Les belles Infinieuses

Quiconque entre dans l’atelier de Frédéric Fenollabbate à l’Hôpital Ephémère a la surprise d’être accueilli par une jeune femme en tenue d’Eve qui lui tend un fruit étrange. Un peu plus loin, deux compagnes également nues semblent, à leur pose lascive, garantes des promesses de l’hôtesse généreuse.

Le fruit a une structure géométrique, puissante et énigmatique, qui contraste forte­ment avec la grâce des jeunes femmes, d’une séduction irrésistible en dépit de leur tête chauve. A la vue de cet ensemble si étrange, le visiteur perçoit de façon indicible qu’il est au seuil de deux mondes, et que, tel Adam, il va devoir choisir.

D’un côté la réalité grouillante et familière, inacceptable et commode. De l’autre, une harmonie potentielle, tentante et dévastatrice.

En 1990, Frédéric Fenollabbate commence à réaliser des sculptures inspirées du Polyèdre, qu’il appelle Infinièdre. Faisant appel aux mathématiques pour leur conception, leur particularité réside dans leur vocation de modèles de l’apparition de la forme.

En 1993, les Infinièdres, qui n’ont cessé de coloniser l’ordinateur de l’artiste comme son atelier, engendrent les premières figures humaines, sous forme de personnages asexués à tête chauve.

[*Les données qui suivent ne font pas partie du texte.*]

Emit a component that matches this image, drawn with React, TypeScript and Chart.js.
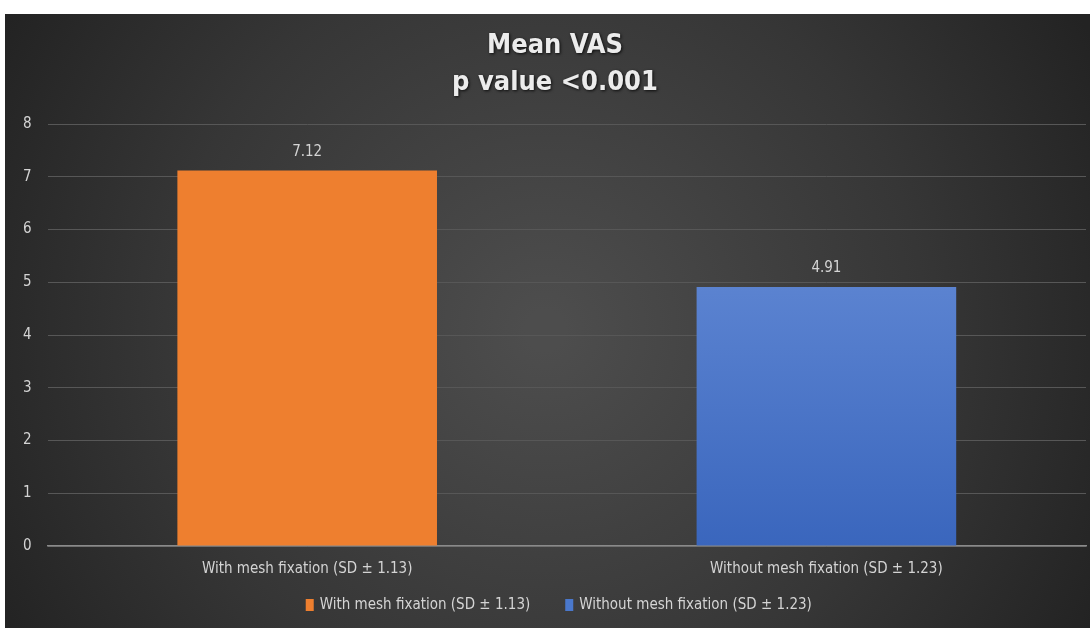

En 1995, ces personnages prennent physiquement corps dans des muses qui ont l’air de supporter les Infinièdres et de les proposer à notre acceptation, alors qu’en réalité elles en sont les émanations.

L’enjeu de leur invitation ­—la tentation du fruit!­— n’est plus de savoir si nous voulons savoir. Il s’agit bien plutôt de trouver les limites entre la délocalisation de notre être dans l’infinie virtualité, et sa dissolution, sa déperdition. Au croisement du chemin, les belles Infinieuses sont là pour nous rappeler à notre nouvelle identité. Numérique.

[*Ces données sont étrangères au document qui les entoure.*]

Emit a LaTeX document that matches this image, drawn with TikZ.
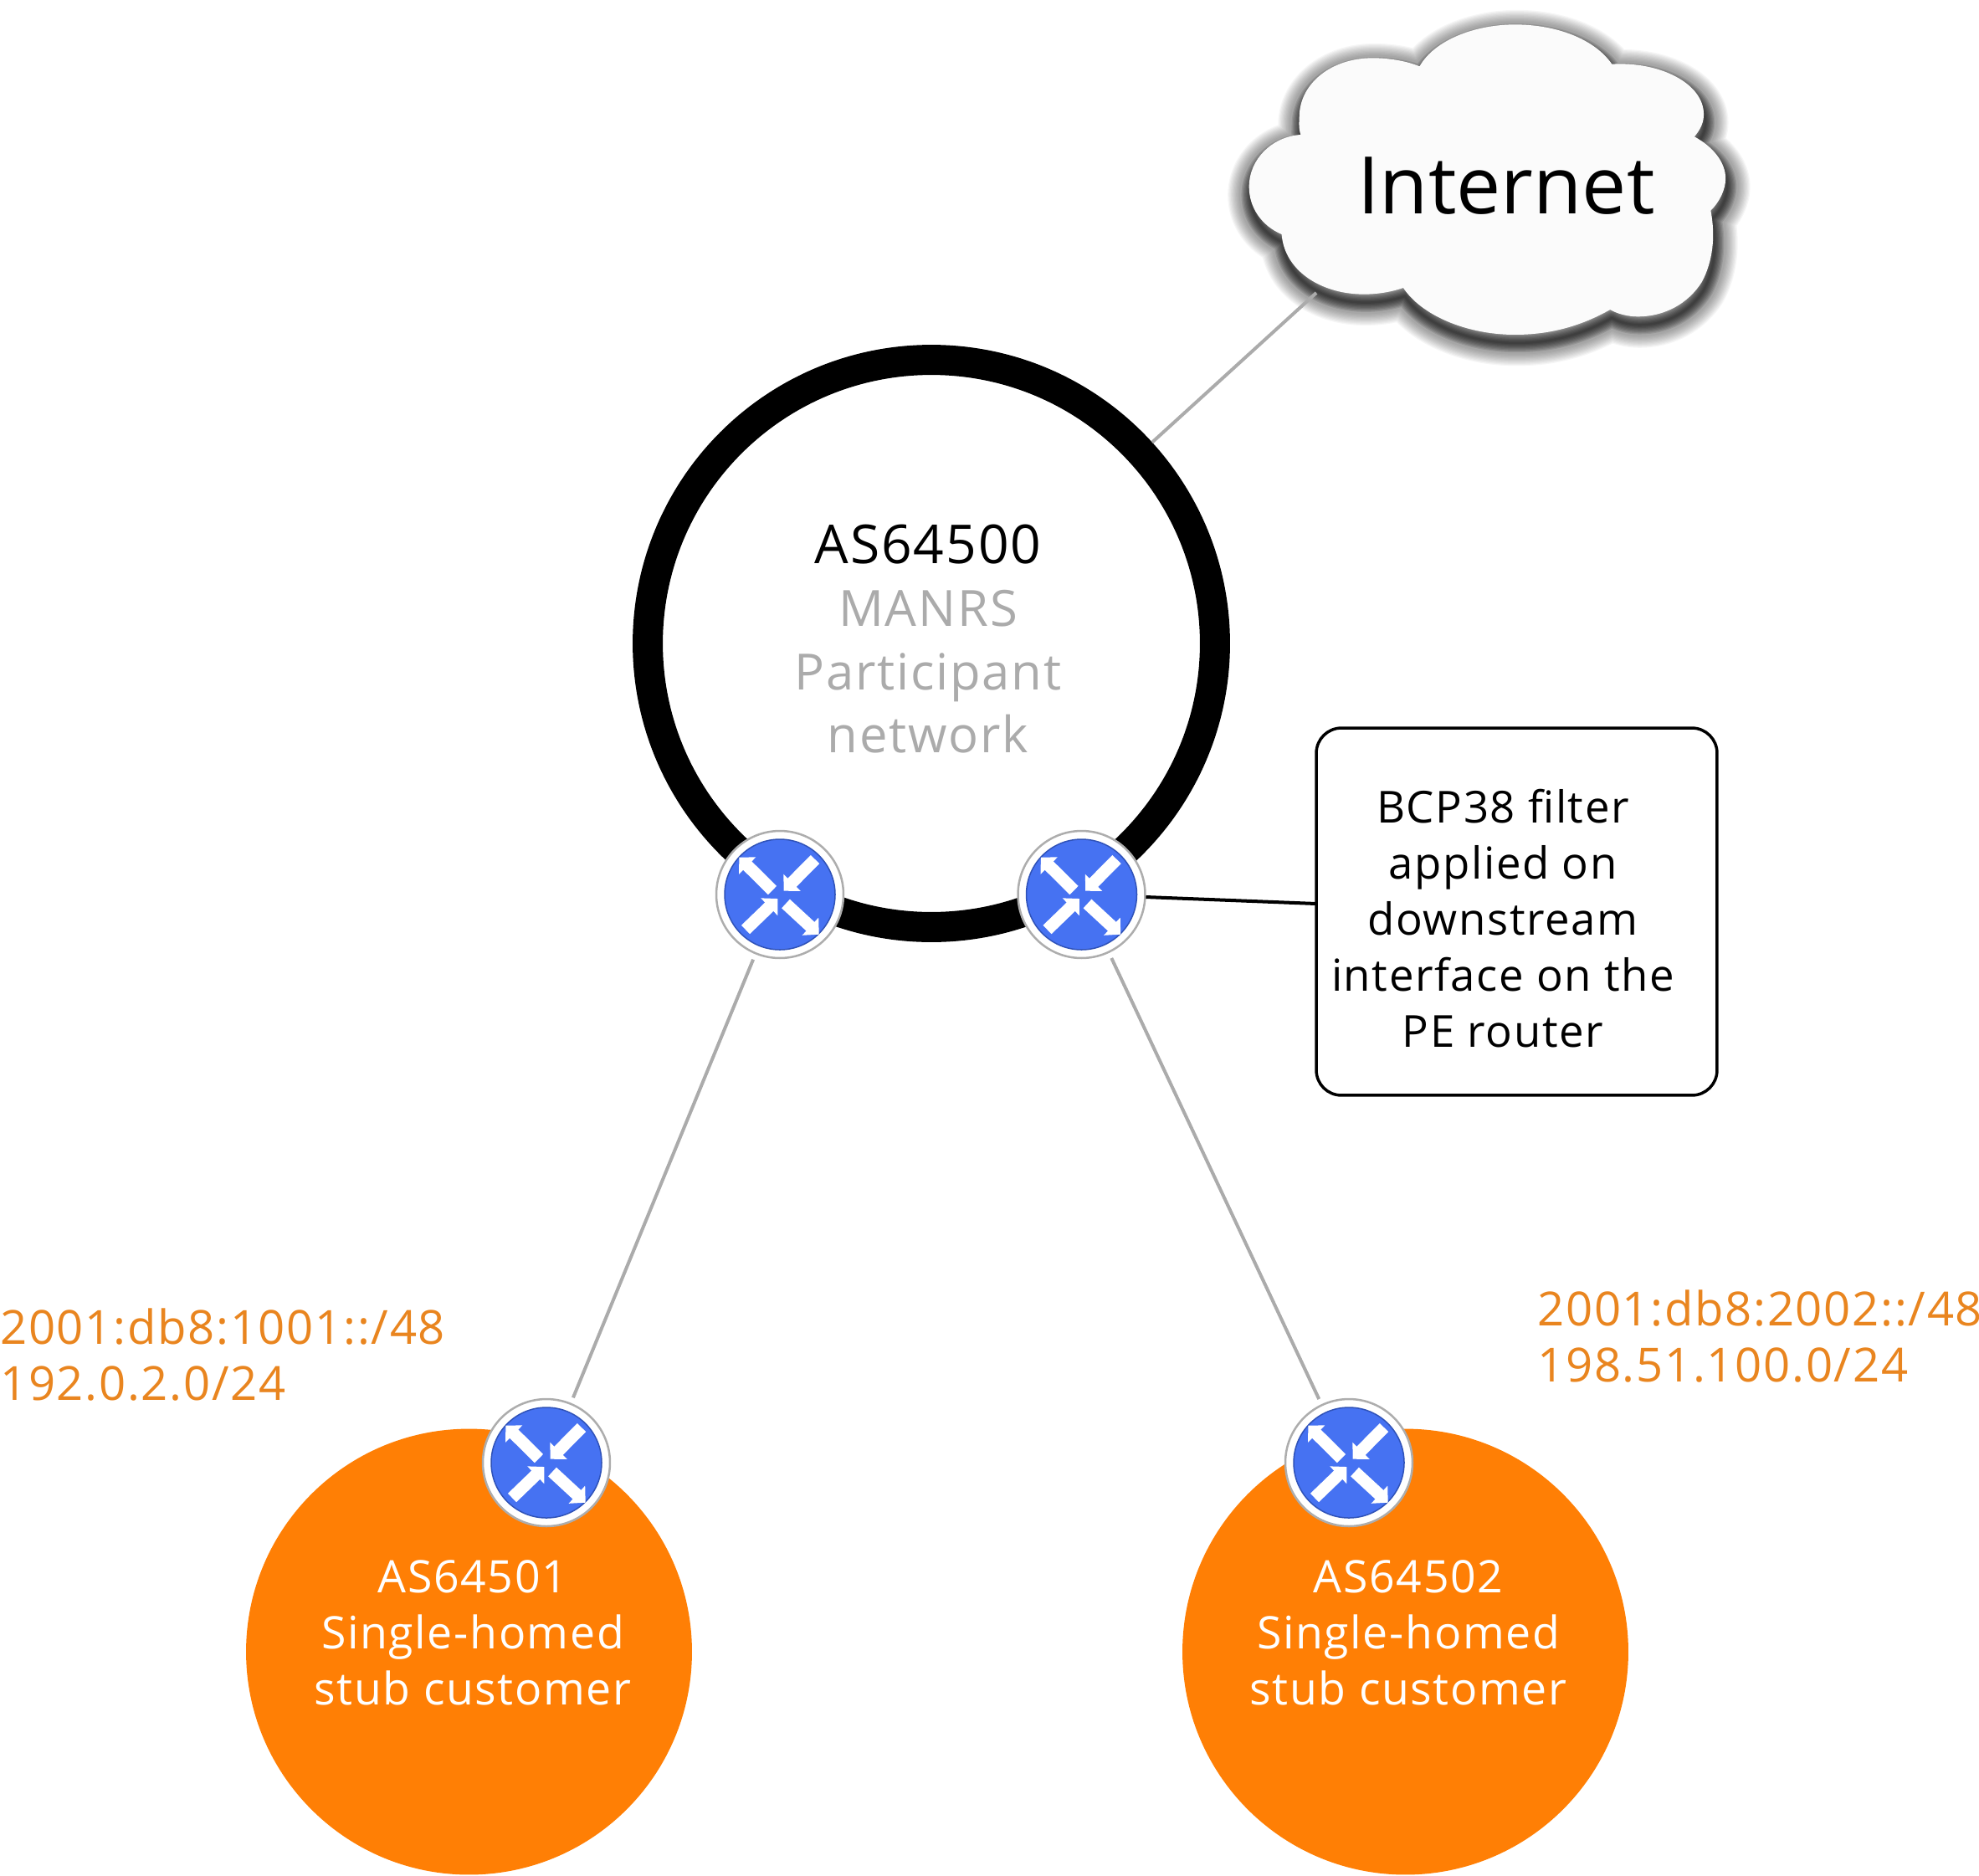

La vie est-elle l’éternel recommencement que l’on dit ? Il faut bien avouer que l’étrange vérité de Pythagore, à savoir que “Tout est nombre” est d’une saisissante actualité. Car c’est par la porte du nombre, de l’un et du néant, qu’un des plus vieux rêve de l’homme devient possible : la désincarnation de l’âme, puis sa réincarnation fantomatique et son évolution sous cette forme dans un univers exploré à la vitesse de la lumière.

Pythagore attribuait ses dons à la mémoire qu’il avait gardée de ses vies antérieures. Le monde réel est le monde antérieur que les belles Infinieuses visitent, l’espace d’un moment, avant de s’en retourner, avec nous, à leur destinée immatérielle.